→ **Task goal**
Check every line of the entries for "this", and copy the lines that hold it.

-- start of Provided records --

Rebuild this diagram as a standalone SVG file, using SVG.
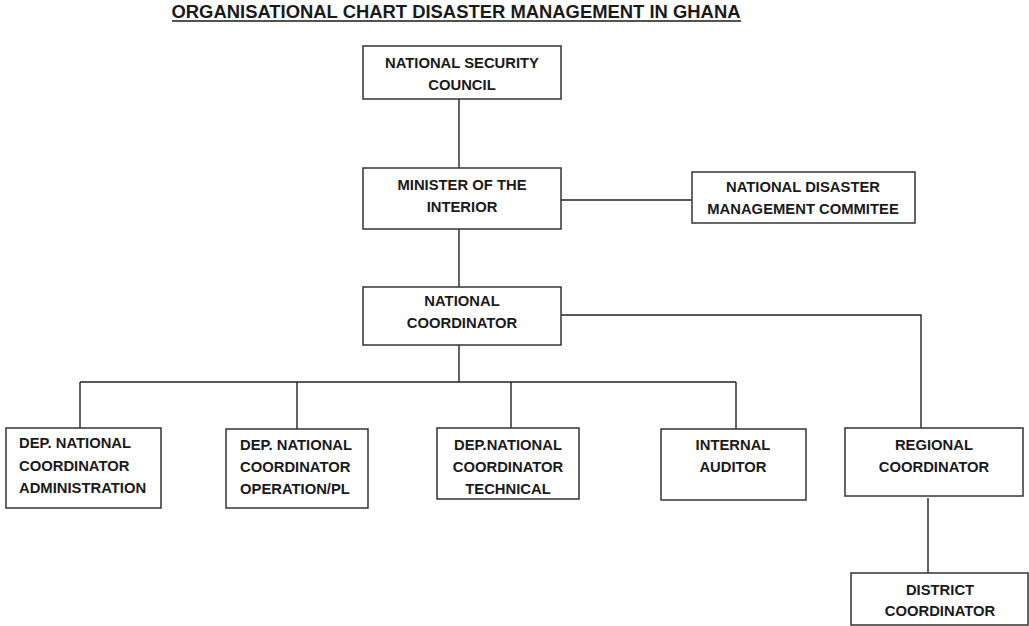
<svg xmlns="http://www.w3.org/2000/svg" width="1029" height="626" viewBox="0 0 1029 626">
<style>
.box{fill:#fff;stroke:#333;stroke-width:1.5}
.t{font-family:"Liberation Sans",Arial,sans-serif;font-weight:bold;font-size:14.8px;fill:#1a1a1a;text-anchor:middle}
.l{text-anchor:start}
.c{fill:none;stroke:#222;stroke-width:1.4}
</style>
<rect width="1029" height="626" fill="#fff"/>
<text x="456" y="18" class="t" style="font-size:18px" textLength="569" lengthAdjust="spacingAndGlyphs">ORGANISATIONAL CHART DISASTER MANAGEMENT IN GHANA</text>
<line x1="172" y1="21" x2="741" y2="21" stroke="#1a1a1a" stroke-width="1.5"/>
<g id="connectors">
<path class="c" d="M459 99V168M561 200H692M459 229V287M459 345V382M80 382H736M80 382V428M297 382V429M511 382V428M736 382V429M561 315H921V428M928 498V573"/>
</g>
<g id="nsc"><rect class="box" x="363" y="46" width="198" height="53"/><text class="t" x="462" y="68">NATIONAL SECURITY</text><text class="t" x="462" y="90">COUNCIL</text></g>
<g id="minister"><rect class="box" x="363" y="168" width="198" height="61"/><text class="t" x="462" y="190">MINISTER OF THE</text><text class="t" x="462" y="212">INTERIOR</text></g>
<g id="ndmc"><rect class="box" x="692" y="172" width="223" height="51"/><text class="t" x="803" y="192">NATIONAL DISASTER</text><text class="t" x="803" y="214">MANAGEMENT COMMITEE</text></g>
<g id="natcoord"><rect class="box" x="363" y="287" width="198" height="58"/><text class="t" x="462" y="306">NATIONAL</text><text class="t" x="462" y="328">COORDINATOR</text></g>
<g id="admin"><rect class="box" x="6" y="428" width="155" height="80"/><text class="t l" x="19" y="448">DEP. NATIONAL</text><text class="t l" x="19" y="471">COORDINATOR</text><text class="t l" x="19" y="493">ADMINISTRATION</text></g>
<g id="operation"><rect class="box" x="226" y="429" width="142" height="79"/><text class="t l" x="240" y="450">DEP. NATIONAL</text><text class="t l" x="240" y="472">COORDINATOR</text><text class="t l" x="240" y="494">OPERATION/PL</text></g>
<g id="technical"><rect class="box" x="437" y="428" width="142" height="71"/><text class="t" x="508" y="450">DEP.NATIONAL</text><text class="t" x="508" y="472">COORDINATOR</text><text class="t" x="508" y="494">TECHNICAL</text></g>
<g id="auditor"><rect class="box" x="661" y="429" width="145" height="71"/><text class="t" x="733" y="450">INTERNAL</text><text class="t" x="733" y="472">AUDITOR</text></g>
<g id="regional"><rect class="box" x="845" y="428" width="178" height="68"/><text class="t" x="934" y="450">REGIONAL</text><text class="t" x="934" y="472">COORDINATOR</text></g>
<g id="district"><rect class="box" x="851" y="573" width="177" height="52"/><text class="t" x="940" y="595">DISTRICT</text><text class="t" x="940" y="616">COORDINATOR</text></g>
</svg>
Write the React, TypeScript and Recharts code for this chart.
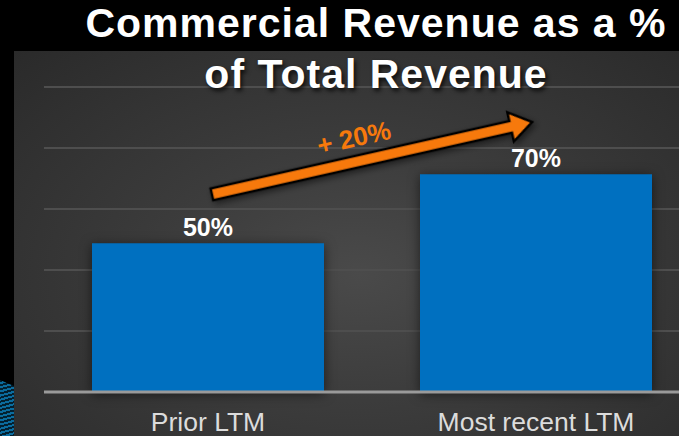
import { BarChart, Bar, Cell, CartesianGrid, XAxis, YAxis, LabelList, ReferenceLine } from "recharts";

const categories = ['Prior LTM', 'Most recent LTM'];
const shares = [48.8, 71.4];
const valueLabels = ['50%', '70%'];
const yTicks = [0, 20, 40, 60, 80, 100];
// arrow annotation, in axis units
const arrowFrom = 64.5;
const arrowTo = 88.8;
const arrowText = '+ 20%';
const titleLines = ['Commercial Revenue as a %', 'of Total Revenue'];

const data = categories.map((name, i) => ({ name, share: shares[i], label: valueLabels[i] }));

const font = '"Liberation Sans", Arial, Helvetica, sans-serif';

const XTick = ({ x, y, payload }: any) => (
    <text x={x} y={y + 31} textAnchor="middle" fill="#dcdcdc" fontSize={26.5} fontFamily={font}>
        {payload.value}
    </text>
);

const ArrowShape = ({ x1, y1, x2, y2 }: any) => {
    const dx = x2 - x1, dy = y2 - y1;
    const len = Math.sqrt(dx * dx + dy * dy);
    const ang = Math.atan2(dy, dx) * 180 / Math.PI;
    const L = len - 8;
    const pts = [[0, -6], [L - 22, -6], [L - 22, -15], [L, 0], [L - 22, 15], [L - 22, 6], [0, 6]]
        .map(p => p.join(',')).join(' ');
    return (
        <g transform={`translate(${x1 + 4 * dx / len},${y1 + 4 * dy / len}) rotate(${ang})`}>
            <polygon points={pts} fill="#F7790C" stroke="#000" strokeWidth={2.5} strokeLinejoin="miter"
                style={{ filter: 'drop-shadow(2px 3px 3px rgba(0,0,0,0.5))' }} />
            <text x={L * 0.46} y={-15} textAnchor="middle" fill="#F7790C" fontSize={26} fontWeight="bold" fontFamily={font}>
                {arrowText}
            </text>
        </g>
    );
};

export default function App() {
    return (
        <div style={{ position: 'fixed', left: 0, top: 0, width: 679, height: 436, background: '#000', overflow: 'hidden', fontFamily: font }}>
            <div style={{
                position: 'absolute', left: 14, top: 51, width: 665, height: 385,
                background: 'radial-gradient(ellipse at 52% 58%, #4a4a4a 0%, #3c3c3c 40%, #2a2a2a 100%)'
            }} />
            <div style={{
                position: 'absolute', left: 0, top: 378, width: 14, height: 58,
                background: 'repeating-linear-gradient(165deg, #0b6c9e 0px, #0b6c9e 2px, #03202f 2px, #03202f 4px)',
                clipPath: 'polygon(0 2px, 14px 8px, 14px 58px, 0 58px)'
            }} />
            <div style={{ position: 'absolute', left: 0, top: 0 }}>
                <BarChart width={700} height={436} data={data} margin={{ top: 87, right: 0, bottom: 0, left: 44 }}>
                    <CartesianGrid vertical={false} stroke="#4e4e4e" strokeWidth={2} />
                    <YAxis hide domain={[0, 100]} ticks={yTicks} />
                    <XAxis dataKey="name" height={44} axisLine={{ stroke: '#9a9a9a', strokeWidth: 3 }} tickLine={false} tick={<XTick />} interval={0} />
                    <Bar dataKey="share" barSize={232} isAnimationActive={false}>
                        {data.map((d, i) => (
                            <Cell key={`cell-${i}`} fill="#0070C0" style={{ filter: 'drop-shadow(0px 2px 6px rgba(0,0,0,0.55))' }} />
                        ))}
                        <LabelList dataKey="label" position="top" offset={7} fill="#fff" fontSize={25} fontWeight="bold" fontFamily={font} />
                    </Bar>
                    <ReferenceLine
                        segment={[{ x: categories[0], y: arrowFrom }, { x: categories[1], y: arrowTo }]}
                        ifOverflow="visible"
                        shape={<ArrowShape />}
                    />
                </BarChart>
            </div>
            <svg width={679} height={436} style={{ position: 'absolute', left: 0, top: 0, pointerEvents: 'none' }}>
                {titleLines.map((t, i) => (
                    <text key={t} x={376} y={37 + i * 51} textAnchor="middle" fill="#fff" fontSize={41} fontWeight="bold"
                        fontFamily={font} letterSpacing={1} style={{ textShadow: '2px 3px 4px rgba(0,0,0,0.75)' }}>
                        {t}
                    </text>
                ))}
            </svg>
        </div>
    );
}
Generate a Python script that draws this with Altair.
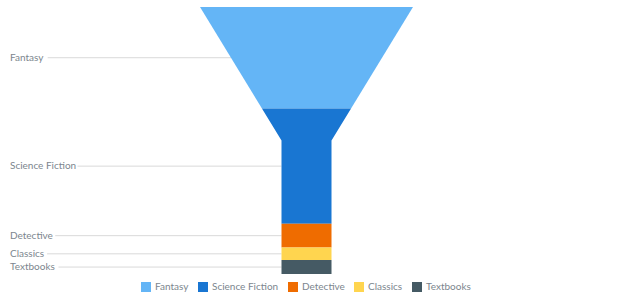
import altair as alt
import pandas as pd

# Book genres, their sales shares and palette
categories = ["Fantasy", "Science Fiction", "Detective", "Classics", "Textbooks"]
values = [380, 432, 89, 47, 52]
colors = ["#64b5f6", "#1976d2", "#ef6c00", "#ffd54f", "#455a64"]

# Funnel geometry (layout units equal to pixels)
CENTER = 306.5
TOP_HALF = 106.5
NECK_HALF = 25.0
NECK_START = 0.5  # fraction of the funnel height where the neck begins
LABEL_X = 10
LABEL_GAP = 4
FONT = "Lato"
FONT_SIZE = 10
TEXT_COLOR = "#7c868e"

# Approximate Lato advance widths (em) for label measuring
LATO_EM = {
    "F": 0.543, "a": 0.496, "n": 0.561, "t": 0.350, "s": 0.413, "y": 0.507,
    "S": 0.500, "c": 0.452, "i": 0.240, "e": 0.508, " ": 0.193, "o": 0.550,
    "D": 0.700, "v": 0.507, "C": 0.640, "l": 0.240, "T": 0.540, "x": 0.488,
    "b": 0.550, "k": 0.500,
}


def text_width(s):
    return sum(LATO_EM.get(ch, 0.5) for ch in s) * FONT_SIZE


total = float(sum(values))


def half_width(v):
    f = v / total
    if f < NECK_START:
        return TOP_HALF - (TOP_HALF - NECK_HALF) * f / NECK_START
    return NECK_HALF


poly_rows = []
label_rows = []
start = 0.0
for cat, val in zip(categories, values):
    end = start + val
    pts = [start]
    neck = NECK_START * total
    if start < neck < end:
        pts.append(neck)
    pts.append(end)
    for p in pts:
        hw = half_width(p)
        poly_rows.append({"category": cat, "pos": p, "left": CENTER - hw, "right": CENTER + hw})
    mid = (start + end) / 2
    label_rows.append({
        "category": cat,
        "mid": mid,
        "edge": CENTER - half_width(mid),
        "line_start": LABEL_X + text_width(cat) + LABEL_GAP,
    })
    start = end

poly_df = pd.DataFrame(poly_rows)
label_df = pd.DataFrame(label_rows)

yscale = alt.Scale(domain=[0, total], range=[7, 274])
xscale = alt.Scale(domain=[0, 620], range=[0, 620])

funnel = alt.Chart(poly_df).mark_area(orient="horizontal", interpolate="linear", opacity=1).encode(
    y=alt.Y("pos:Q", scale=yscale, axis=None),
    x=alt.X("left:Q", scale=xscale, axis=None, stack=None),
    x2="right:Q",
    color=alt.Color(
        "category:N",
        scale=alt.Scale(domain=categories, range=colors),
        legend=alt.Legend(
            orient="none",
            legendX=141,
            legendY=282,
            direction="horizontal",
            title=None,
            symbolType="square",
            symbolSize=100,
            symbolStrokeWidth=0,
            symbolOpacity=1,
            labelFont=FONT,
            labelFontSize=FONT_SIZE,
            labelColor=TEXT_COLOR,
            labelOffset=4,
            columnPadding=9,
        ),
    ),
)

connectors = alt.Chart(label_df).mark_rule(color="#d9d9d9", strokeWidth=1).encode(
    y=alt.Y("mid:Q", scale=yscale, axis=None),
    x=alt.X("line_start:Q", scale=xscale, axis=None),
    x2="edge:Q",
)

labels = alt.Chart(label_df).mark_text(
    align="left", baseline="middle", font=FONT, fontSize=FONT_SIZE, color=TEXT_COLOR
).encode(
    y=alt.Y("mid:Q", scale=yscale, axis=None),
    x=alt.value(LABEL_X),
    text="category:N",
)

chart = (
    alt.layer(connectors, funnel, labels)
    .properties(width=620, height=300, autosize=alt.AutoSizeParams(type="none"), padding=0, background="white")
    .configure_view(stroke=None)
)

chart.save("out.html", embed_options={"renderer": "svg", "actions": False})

-- end of Provided records --

→ **Worked solution**
Rebuild this diagram as a standalone SVG file, using SVG.
Write the React, TypeScript and Recharts code for this chart.
Generate a Python script that draws this with Altair.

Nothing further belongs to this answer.